Further attesting to its authenticity (and perhaps its role as a bit of stock news used to fill space) is that an identical story had appeared in an Australian newspaper a month prior, in the 17 July 1912, issue of The Braidwood Dispatch and Mining Journal, as found in the digital archives of the National Library of Australia.

Some online commenters expressed skepticism over the notion that such a clear understanding of the mechanisms relating to greenhouse gases existed in 1912 or that anyone back then then would suggested that humans could play a role in altering their concentration. In fact, the timing of these news clips is consistent with the historical record.

The first person to use the term “greenhouse gases” was a Swedish scientist named Svante Arrhenius in 1896. In a paper published that year, he made an early calculation of how much warmer the Earth was thanks to the energy-trapping nature of some of the gases in the atmosphere. Even at this early stage, he understood that humans had the potential to play a significant role in changing the concentration of at least one of those gases, carbon dioxide (carbonic acid back then):

The world's present production of coal reaches in round numbers 500 millions of tons per annum, or 1 ton per km of earth's surface. Transformed into carbonic acid, this quantity would correspond to about a thousandth part of the carbonic acid in the atmosphere.
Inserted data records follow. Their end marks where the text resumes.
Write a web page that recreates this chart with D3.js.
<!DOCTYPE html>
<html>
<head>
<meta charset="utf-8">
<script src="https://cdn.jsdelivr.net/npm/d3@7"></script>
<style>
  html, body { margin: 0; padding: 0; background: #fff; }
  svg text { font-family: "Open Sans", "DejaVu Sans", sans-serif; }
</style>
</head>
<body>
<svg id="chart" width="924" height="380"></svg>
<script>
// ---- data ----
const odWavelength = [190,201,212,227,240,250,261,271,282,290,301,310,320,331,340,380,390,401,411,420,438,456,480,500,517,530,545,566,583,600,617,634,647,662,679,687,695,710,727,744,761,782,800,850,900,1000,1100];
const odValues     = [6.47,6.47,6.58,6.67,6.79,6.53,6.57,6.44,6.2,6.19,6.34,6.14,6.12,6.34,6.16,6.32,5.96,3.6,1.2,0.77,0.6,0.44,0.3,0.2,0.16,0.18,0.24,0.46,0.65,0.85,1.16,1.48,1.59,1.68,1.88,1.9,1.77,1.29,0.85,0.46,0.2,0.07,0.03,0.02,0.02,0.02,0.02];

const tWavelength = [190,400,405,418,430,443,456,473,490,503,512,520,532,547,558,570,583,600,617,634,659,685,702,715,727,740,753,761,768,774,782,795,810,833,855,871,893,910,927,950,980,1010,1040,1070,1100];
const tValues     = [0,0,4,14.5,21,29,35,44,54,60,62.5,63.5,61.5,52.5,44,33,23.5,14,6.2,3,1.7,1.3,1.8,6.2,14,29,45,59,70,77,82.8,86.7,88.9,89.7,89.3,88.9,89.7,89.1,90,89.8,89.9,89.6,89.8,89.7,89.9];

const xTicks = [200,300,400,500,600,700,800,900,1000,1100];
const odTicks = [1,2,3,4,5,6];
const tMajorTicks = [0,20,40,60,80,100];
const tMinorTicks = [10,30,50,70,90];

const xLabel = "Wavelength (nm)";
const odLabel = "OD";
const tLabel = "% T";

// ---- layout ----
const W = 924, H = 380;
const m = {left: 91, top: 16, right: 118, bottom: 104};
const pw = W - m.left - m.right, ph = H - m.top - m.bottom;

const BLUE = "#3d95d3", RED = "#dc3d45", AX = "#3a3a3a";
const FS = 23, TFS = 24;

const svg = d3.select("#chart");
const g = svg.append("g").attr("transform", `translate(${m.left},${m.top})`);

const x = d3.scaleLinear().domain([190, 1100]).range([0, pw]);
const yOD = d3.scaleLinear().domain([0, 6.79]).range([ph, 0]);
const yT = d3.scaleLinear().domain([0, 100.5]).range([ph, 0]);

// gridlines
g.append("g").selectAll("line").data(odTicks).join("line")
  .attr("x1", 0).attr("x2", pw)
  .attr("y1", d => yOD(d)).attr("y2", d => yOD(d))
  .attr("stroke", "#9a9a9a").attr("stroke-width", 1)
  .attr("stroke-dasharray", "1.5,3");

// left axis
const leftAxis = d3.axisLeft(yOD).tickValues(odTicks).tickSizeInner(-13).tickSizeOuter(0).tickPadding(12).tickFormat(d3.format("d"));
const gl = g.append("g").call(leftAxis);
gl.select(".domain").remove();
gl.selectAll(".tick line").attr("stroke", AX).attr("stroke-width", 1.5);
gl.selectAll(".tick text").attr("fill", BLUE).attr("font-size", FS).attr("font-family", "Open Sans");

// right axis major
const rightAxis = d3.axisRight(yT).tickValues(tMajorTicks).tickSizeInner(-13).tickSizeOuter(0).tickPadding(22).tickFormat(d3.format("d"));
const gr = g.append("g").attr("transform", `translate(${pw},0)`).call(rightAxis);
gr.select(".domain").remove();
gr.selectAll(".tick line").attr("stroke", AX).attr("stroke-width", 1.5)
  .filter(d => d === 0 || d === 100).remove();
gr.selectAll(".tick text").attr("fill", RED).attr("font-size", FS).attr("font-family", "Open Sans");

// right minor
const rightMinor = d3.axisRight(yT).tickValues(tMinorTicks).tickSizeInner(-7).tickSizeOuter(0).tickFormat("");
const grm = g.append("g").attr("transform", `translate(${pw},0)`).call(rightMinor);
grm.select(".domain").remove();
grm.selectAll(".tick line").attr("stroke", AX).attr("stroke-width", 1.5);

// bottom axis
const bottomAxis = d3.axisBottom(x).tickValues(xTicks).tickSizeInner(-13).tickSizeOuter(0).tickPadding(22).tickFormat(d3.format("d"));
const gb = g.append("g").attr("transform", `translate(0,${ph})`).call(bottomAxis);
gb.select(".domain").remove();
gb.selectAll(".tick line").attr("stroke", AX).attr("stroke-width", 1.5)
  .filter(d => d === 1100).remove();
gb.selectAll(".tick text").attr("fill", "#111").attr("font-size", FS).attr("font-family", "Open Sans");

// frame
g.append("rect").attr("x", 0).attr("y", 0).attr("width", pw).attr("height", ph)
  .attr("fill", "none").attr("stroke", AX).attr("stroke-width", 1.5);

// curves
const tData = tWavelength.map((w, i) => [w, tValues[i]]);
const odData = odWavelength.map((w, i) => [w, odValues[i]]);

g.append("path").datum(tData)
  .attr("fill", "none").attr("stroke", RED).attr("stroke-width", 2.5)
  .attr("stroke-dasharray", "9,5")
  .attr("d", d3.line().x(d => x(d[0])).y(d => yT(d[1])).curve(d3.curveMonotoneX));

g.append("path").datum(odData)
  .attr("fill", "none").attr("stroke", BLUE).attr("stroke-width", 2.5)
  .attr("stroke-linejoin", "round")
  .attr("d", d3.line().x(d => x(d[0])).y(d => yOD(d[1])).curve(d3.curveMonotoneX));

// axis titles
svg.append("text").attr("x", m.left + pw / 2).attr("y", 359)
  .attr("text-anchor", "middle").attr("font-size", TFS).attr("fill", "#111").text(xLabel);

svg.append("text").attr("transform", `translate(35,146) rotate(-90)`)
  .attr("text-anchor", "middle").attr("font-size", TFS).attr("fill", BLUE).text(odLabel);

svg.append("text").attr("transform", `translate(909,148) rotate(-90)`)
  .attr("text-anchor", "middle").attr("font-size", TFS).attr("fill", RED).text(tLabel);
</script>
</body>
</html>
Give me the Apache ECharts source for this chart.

Though he didn’t explicitly say in that paper that human activity could warm the planet, Arrhenius would go on to make that argument in later works. A 2008 tribute to Arrhenius published by the Royal Swedish Academy of Engineering Sciences stated that his ideas about coal and climate were popular and well known in his day but fell out of favor for a while after his death in 1927:

While Arrhenius’ prediction [of warming] received great public interest, this typically waned in time but was revived as an important global mechanism by the great atmospheric physicist Carl Gustaf Rossby who initiated atmospheric CO2 measurements in Sweden in the 1950s.

In this sense, the content and date of the newspaper clips in question are consistent with both what was known to scientists about greenhouse gases then and what the general public was interested in at the time.